Web Crawler connector overview - Amazon Q Business

Web Crawler connector overview

The following table gives an overview of the Amazon Q Business Web Crawler connector and its supported features.

Category Feature Support
Security Authentication type
  • Basic

  • NTLM/Kerberos

  • Form

  • SAML

Note

You don't need authentication to crawl public websites you have permission to crawl.

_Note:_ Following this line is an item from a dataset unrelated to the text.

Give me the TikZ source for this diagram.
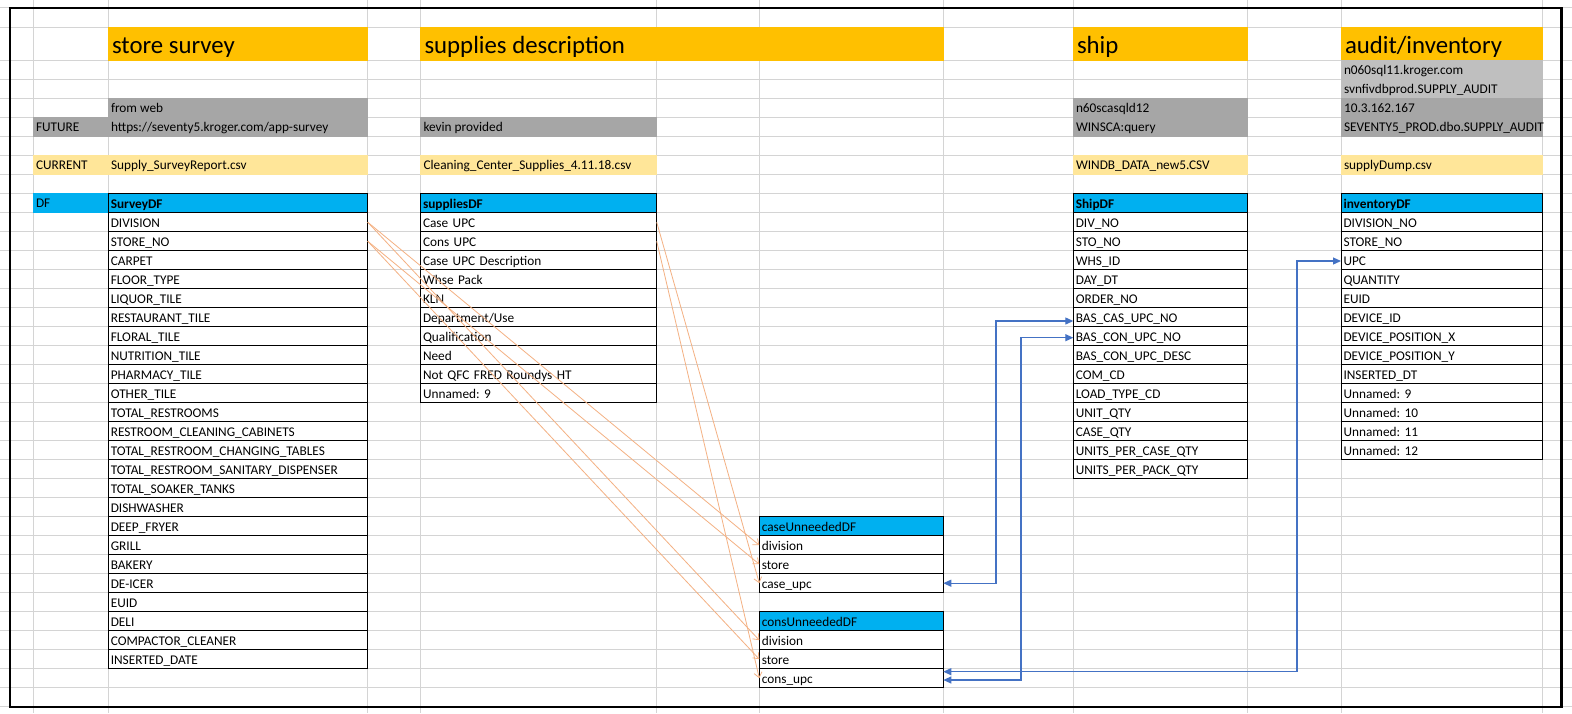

Authentication credentials

Basic authentication

  • Website username

  • Website password

NTLM/Kerberos authentication

  • NTLM/Kerberos username

  • NTLM/Kerberos password

Form authentication

  • Login page URL

  • Website username

  • Website password

  • Username field Xpath

  • Password field Xpath

  • Password button Xpath

  • (Optional) Username button Xpath

SAML authentication

  • Login page URL

  • Website username

  • Website password

  • Username field Xpath

  • Password field Xpath

  • Password button Xpath

  • (Optional) Username button Xpath

Access Control List (ACL) crawling No
Identity crawling No
Crawl features Custom metadata Yes
Entities Yes. The following entities are supported:
  • Web page

  • Attachment

Field mappings Yes. For more information, see Field mappings.
Filters Yes. The following filters are supported:
  • Filter comments in files

  • Sync specific domains and subdomains

  • Include files linked on web pages

  • Regex patterns to crawl and index specific URLs

  • Regex patterns to crawl and index specific files

  • Include web pages by crawl depth

  • Speficy maximum file size and links per page for Amazon Q to crawl

Sync mode Supports full and new, modified, or deleted content sync
File types Supports all files supported by Amazon Q.